I see the same pattern most often on sun-faded boards that have gone unpainted for years. If the surface is dry, exposed, and easy to start drilling into, the nesting activity tends to repeat.
Behavior, Risk, And Why They Choose Certain Surfaces

What Male Hovering Behavior Really Means
Male carpenter bees often hover near nests and around people, which can feel aggressive. They do not have stingers, so the hovering is mostly defensive display and patrol behavior, not an attack.
Female carpenter bees do the boring work, so the male is usually the one you see first. That buzzing, face-level flight is a classic sign that nesting is nearby.
When Carpenter Bee Damage Becomes A Bigger Problem
Carpenter bee damage becomes more serious when tunnels are reused in the same boards. As the interior nest grows, the wood can weaken, especially on decks, rails, trim, and support pieces exposed to weather.

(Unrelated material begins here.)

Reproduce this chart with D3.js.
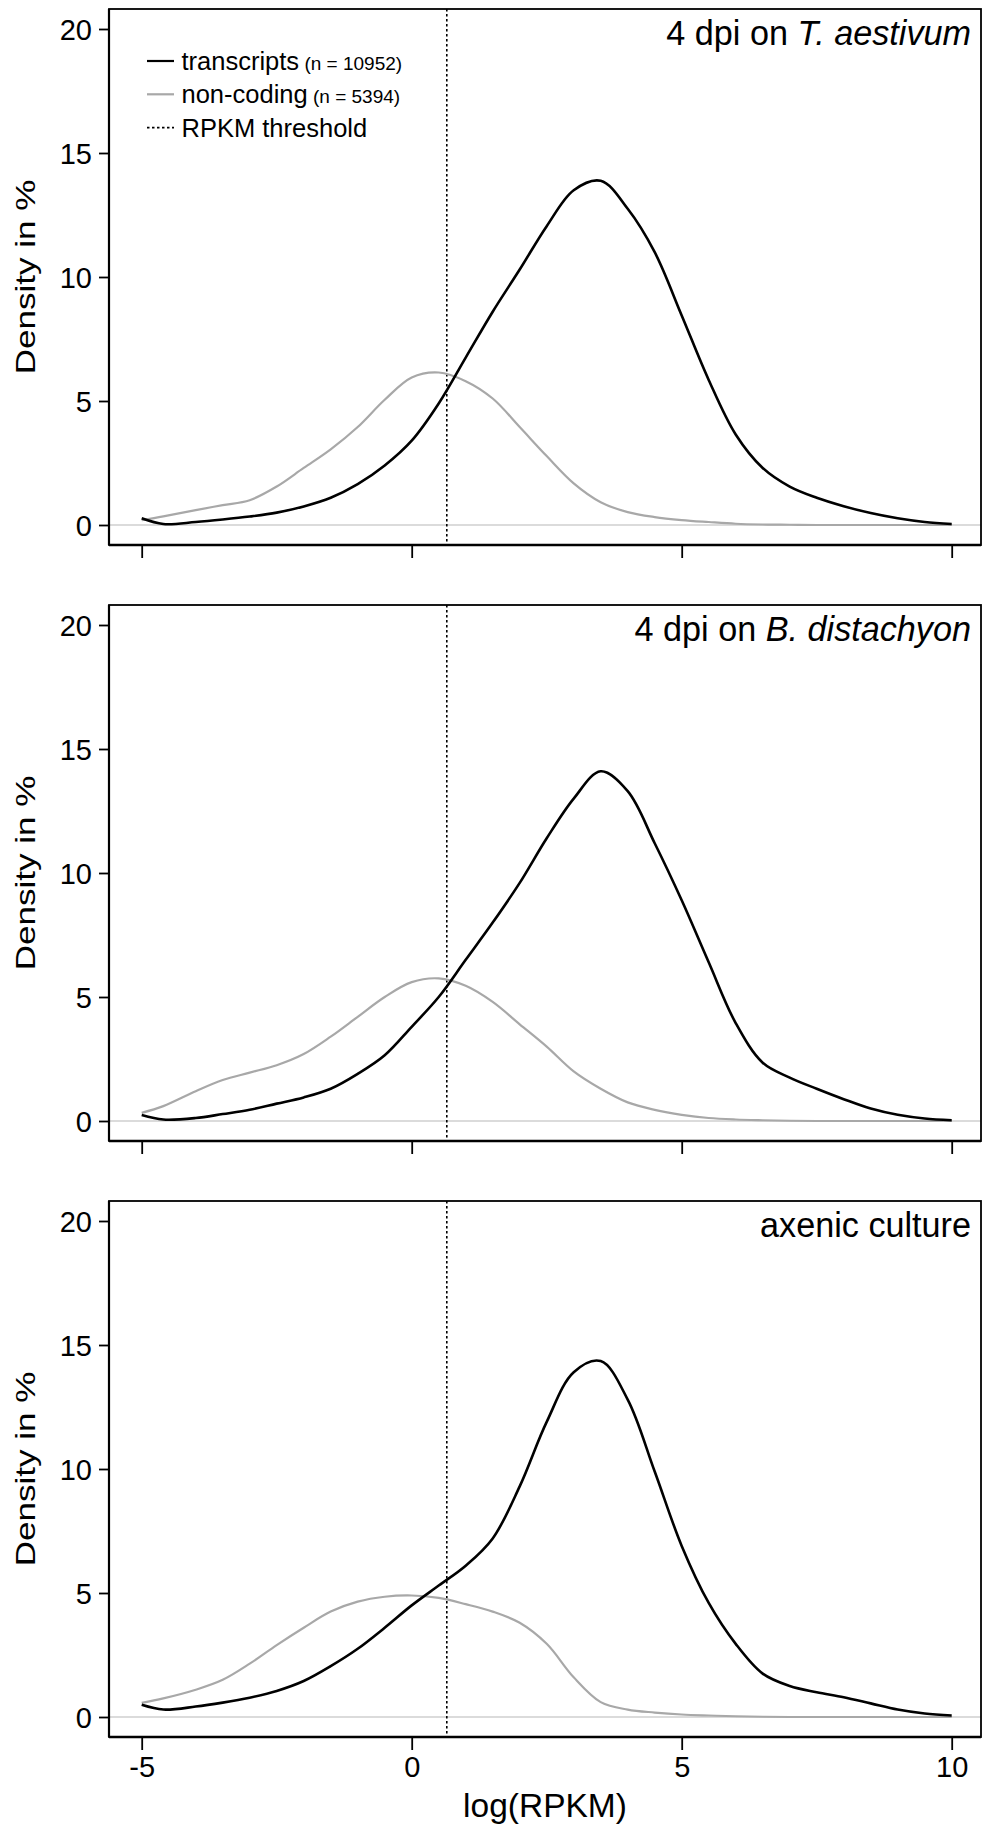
<!DOCTYPE html>
<html>
<head>
<meta charset="utf-8">
<script src="https://cdn.jsdelivr.net/npm/d3@7"></script>
<style>
  html, body { margin: 0; padding: 0; background: #fff; }
  svg { display: block; font-family: "Liberation Sans", Arial, Helvetica, sans-serif; }
</style>
</head>
<body>
<svg id="chart" width="983" height="1827"></svg>
<script>
// ---------- data ----------
const xGrid = [-5, -4.6, -4, -3.5, -3, -2.5, -2, -1.5, -1, -0.5, 0, 0.5, 1, 1.5, 2, 2.5, 3, 3.5, 4, 4.5, 5, 5.5, 6, 6.5, 7, 7.5, 8, 8.5, 9, 9.5, 10];

const panelTitles = [
  [{t: "4 dpi on ", i: false}, {t: "T. aestivum", i: true}],
  [{t: "4 dpi on ", i: false}, {t: "B. distachyon", i: true}],
  [{t: "axenic culture", i: false}]
];

const aestivumTranscripts = [0.27, 0.04, 0.12, 0.22, 0.34, 0.5, 0.75, 1.1, 1.65, 2.4, 3.4, 4.9, 6.75, 8.6, 10.3, 12.05, 13.5, 13.88, 12.75, 11.0, 8.45, 5.85, 3.65, 2.3, 1.55, 1.1, 0.76, 0.48, 0.27, 0.12, 0.04];
const aestivumNoncoding   = [0.2, 0.35, 0.6, 0.8, 1.0, 1.55, 2.3, 3.05, 3.95, 5.05, 5.95, 6.15, 5.8, 5.1, 3.95, 2.78, 1.68, 0.92, 0.52, 0.32, 0.2, 0.12, 0.05, 0.02, 0.01, 0, 0, 0, 0, 0, 0];

const distachyonTranscripts = [0.24, 0.06, 0.12, 0.28, 0.45, 0.7, 0.95, 1.3, 1.9, 2.65, 3.8, 5.0, 6.5, 8.0, 9.6, 11.4, 13.0, 14.1, 13.3, 11.2, 8.9, 6.4, 3.95, 2.35, 1.75, 1.3, 0.88, 0.5, 0.25, 0.1, 0.03];
const distachyonNoncoding   = [0.33, 0.6, 1.2, 1.65, 1.95, 2.25, 2.7, 3.4, 4.2, 5.0, 5.6, 5.75, 5.45, 4.8, 3.9, 3.0, 2.0, 1.3, 0.75, 0.45, 0.25, 0.12, 0.06, 0.03, 0.01, 0, 0, 0, 0, 0, 0];

const axenicTranscripts = [0.49, 0.3, 0.42, 0.58, 0.78, 1.05, 1.45, 2.05, 2.75, 3.6, 4.5, 5.3, 6.1, 7.2, 9.3, 11.9, 13.9, 14.35, 12.8, 9.9, 6.9, 4.6, 2.95, 1.75, 1.25, 1.0, 0.8, 0.55, 0.3, 0.14, 0.06];
const axenicNoncoding   = [0.57, 0.75, 1.1, 1.5, 2.15, 2.9, 3.6, 4.25, 4.65, 4.85, 4.9, 4.8, 4.55, 4.25, 3.8, 2.95, 1.6, 0.6, 0.3, 0.18, 0.1, 0.06, 0.03, 0.01, 0, 0, 0, 0, 0, 0, 0];

const transcriptSeries = [aestivumTranscripts, distachyonTranscripts, axenicTranscripts];
const noncodingSeries  = [aestivumNoncoding, distachyonNoncoding, axenicNoncoding];

const rpkmThreshold = 0.65;
const xTicks = [-5, 0, 5, 10];
const yTicks = [0, 5, 10, 15, 20];
const legendLabels = [
  {main: "transcripts", sub: "(n = 10952)", kind: "transcripts"},
  {main: "non-coding", sub: "(n = 5394)", kind: "noncoding"},
  {main: "RPKM threshold", sub: "", kind: "threshold"}
];

// ---------- layout ----------
const svg = d3.select("#chart");
const left = 109, right = 981;
const panelStep = 596;
const blackCol = "#000", grayCol = "#a8a8a8";
const plainNum = d => String(d);   // hyphen-minus like the original

const x = d3.scaleLinear().domain([-5, 10]).range([141.7, 951.7]);

const line = (yScale) => d3.line()
  .x(d => x(d[0]))
  .y(d => yScale(d[1]))
  .curve(d3.curveCatmullRom.alpha(0.5));

for (let p = 0; p < 3; p++) {
  const zeroY = 525 + p * panelStep;
  const top = zeroY - 516, bottom = zeroY + 20;
  const y = d3.scaleLinear().domain([0, 20]).range([zeroY, zeroY - 496]);
  const g = svg.append("g");

  // zero reference line
  g.append("line")
    .attr("x1", left).attr("x2", right)
    .attr("y1", y(0)).attr("y2", y(0))
    .attr("stroke", "#cfcfcf").attr("stroke-width", 1.6);

  // threshold
  g.append("line")
    .attr("x1", x(rpkmThreshold)).attr("x2", x(rpkmThreshold))
    .attr("y1", top).attr("y2", bottom)
    .attr("stroke", "#000").attr("stroke-width", 1.6)
    .attr("stroke-dasharray", "2.5,2.5");

  // curves
  const nc = xGrid.map((v, i) => [v, noncodingSeries[p][i]]);
  const tr = xGrid.map((v, i) => [v, transcriptSeries[p][i]]);
  g.append("path").attr("d", line(y)(nc))
    .attr("fill", "none").attr("stroke", grayCol).attr("stroke-width", 2.2);
  g.append("path").attr("d", line(y)(tr))
    .attr("fill", "none").attr("stroke", blackCol).attr("stroke-width", 2.6);

  // frame
  g.append("rect")
    .attr("x", left).attr("y", top)
    .attr("width", right - left).attr("height", bottom - top)
    .attr("fill", "none").attr("stroke", "#000").attr("stroke-width", 1.8);
  g.append("line").attr("x1", left).attr("x2", right).attr("y1", bottom).attr("y2", bottom)
    .attr("stroke", "#000").attr("stroke-width", 2.6);
  g.append("line").attr("x1", left).attr("x2", left).attr("y1", top).attr("y2", bottom)
    .attr("stroke", "#000").attr("stroke-width", 2.2);

  // y axis
  const yAxis = d3.axisLeft(y).tickValues(yTicks).tickSize(10).tickPadding(7).tickFormat(plainNum);
  const ya = g.append("g").attr("transform", `translate(${left},0)`).call(yAxis);
  ya.select(".domain").remove();
  ya.selectAll(".tick line").attr("stroke", "#000").attr("stroke-width", 1.8);
  ya.selectAll(".tick text").attr("font-size", 29).attr("fill", "#000")
    .attr("font-family", "Liberation Sans, Arial, sans-serif").attr("dy", "0.36em");

  // x axis
  const xAxis = d3.axisBottom(x).tickValues(xTicks).tickSize(13).tickPadding(6)
    .tickFormat(p === 2 ? plainNum : () => "");
  const xa = g.append("g").attr("transform", `translate(0,${bottom})`).call(xAxis);
  xa.select(".domain").remove();
  xa.selectAll(".tick line").attr("stroke", "#000").attr("stroke-width", 1.8);
  xa.selectAll(".tick text").attr("font-size", 29).attr("fill", "#000")
    .attr("font-family", "Liberation Sans, Arial, sans-serif").attr("dy", "0.72em");

  // y label (stretched along its direction, like the original)
  g.append("text")
    .attr("transform", `translate(35,${(top + bottom) / 2}) rotate(-90) scale(1.25,1)`)
    .attr("text-anchor", "middle")
    .attr("font-size", 28)
    .text("Density in %");

  // panel title
  const t = g.append("text")
    .attr("x", 971).attr("y", 45 + p * panelStep)
    .attr("text-anchor", "end")
    .attr("font-size", 34.2);
  panelTitles[p].forEach(s => {
    t.append("tspan").text(s.t).attr("font-style", s.i ? "italic" : "normal");
  });

  // legend (first panel only)
  if (p === 0) {
    legendLabels.forEach((L, i) => {
      const ry = 61 + i * 33.3;
      const ln = g.append("line")
        .attr("x1", 147).attr("x2", 174).attr("y1", ry).attr("y2", ry)
        .attr("stroke", L.kind === "noncoding" ? grayCol : "#000")
        .attr("stroke-width", L.kind === "threshold" ? 1.6 : 2.2);
      if (L.kind === "threshold") ln.attr("stroke-dasharray", "2.5,2.5");
      const tx = g.append("text").attr("x", 181.5).attr("y", ry + 9).attr("font-size", 25.5);
      tx.append("tspan").text(L.main);
      if (L.sub) tx.append("tspan").attr("font-size", 19).text(" " + L.sub);
    });
  }
}

// x label
svg.append("text")
  .attr("x", 545).attr("y", 1817)
  .attr("text-anchor", "middle")
  .attr("font-size", 33.5)
  .text("log(RPKM)");
</script>
</body>
</html>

The biggest risk is not one hole, it is repeated carpenter bee damage in the same location. Once moisture gets in, the surrounding wood can deteriorate faster.
Why Pollinators Still Matter In The Landscape
Carpenter bees are pollination helpers, even when they are a nuisance on your porch. Their role in pollination supports flowers, vegetables, and wild plants, so the goal is usually management, not panic.
A balanced approach works best. You can protect your structure and still respect that these bees are part of the landscape.
Prevention And Removal Without Guesswork

How To Get Rid Of Carpenter Bees Safely
To get rid of carpenter bees, inspect at dusk or early morning when activity is low, then treat active openings carefully and seal them after the bees leave. If you are dealing with a large infestation or sensitive structural areas, a licensed pest pro is the safer call.
I always recommend avoiding quick patch jobs on active holes. If you seal too early, you can trap bees inside and make them chew a new exit.
How To Prevent Carpenter Bees From Returning
To prevent carpenter bees, paint or stain exposed wood, keep vulnerable boards sealed, and check problem spots each spring before nesting begins. Repairs matter most on weathered surfaces, especially on older decks, trim, and railings.
Regular maintenance does most of the work for you. Fresh coatings, intact caulk, and prompt board replacement make wood much less attractive.
When To Repair And Seal Old Openings
Repair old openings after the season ends and you are sure the nest is inactive. Fill the hole with wood putty or a dowel, then repaint or reseal the area so moisture cannot get in.
That timing matters because the opening is often reused. If you close it too soon, you may trade one hole for several new ones nearby.